┏━━
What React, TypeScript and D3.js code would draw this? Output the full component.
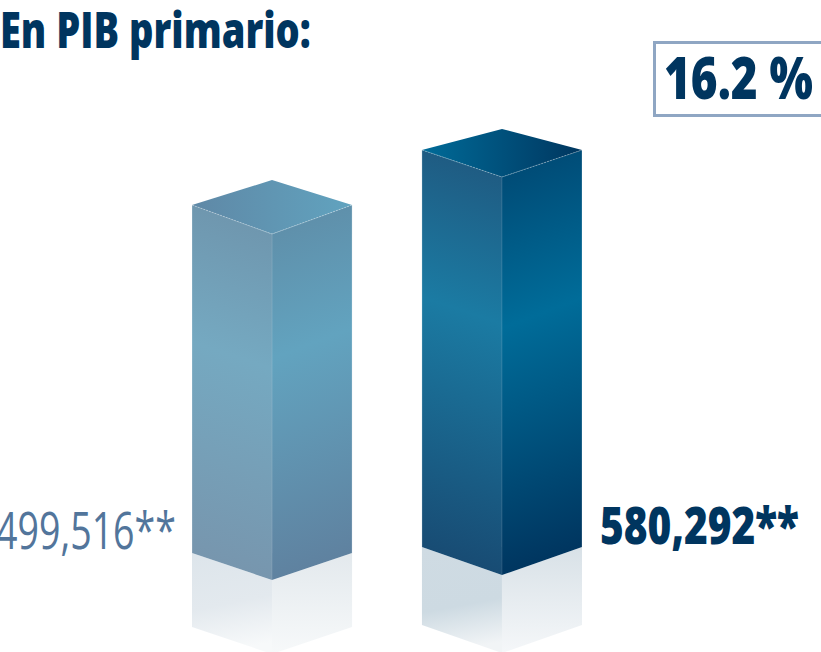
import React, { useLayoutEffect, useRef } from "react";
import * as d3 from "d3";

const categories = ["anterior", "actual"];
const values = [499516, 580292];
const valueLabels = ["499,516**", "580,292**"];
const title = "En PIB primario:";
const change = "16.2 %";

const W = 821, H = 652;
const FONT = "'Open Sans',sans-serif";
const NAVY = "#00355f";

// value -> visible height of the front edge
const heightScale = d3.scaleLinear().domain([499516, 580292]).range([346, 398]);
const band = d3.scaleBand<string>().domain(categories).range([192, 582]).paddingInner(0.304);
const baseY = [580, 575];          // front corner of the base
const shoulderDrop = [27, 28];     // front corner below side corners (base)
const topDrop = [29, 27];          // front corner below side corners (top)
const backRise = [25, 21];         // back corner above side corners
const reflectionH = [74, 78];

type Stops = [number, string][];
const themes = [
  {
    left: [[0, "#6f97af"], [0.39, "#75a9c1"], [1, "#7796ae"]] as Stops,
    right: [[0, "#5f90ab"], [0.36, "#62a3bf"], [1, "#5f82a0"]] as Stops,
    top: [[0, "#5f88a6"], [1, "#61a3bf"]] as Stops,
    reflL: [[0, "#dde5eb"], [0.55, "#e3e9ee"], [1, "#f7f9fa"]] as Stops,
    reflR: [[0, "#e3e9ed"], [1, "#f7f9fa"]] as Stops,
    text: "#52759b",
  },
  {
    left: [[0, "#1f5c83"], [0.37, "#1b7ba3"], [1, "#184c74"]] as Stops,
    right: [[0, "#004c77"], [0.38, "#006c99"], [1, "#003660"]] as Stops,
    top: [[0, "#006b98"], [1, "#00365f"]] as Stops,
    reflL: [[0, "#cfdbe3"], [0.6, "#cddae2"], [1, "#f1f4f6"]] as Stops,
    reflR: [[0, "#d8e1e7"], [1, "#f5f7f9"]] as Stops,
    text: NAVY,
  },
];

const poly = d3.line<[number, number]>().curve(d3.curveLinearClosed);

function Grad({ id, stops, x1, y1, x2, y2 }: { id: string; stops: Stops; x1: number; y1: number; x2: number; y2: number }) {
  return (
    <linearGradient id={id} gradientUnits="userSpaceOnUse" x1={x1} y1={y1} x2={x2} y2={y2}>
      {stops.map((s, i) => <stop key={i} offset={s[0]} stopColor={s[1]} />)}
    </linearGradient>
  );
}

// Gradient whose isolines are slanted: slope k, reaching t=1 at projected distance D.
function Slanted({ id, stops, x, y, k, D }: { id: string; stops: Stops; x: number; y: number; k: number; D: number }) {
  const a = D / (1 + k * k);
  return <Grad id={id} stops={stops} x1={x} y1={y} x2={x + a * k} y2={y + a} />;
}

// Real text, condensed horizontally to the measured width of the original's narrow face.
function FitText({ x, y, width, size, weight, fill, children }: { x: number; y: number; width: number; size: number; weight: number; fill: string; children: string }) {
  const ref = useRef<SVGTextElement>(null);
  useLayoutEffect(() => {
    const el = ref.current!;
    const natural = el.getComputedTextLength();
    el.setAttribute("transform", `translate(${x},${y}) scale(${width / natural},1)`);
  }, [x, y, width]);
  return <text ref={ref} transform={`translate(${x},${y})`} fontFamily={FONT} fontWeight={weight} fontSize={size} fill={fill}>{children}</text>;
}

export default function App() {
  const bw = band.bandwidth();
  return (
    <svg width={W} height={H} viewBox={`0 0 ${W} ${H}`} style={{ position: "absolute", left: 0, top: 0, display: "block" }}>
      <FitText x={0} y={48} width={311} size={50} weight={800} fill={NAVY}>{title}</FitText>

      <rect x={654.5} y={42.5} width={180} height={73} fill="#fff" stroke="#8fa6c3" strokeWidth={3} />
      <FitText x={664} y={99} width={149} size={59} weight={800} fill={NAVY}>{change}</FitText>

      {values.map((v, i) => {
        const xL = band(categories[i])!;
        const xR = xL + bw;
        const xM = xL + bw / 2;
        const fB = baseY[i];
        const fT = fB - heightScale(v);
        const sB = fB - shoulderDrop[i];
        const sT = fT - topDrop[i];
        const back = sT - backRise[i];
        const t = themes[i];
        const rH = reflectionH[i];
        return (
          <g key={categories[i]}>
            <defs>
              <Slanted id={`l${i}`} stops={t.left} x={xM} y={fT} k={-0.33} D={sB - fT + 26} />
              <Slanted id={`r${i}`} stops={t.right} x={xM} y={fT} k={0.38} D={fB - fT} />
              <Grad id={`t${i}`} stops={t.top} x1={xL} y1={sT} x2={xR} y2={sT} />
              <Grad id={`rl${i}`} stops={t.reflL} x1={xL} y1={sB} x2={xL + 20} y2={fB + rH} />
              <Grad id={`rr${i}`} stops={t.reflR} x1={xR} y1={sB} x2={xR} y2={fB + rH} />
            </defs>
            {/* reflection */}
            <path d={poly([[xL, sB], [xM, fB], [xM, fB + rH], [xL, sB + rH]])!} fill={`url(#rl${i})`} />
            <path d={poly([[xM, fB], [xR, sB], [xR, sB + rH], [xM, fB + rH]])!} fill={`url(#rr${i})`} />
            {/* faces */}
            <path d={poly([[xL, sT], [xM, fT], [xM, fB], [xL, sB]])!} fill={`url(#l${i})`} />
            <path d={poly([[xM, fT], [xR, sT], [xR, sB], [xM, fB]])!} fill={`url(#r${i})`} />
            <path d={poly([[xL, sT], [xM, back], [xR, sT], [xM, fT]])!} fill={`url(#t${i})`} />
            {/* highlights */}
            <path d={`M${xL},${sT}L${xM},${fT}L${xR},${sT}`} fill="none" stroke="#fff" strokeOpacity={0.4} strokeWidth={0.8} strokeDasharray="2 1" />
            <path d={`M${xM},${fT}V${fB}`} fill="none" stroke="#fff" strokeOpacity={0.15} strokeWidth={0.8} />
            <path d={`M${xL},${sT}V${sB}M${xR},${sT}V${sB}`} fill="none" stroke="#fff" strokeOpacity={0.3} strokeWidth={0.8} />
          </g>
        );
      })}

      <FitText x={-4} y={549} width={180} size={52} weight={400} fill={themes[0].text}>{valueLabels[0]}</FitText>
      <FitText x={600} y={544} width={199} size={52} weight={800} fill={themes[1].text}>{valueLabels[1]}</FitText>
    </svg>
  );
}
┗━━
Starting at the top of the listing above, please restate word for word each line up to and including the one that holds "const reflectionH = [74, 78];", omitting every image.

What React, TypeScript and D3.js code would draw this? Output the full component.
import React, { useLayoutEffect, useRef } from "react";
import * as d3 from "d3";

const categories = ["anterior", "actual"];
const values = [499516, 580292];
const valueLabels = ["499,516**", "580,292**"];
const title = "En PIB primario:";
const change = "16.2 %";

const W = 821, H = 652;
const FONT = "'Open Sans',sans-serif";
const NAVY = "#00355f";

// value -> visible height of the front edge
const heightScale = d3.scaleLinear().domain([499516, 580292]).range([346, 398]);
const band = d3.scaleBand<string>().domain(categories).range([192, 582]).paddingInner(0.304);
const baseY = [580, 575];          // front corner of the base
const shoulderDrop = [27, 28];     // front corner below side corners (base)
const topDrop = [29, 27];          // front corner below side corners (top)
const backRise = [25, 21];         // back corner above side corners
const reflectionH = [74, 78];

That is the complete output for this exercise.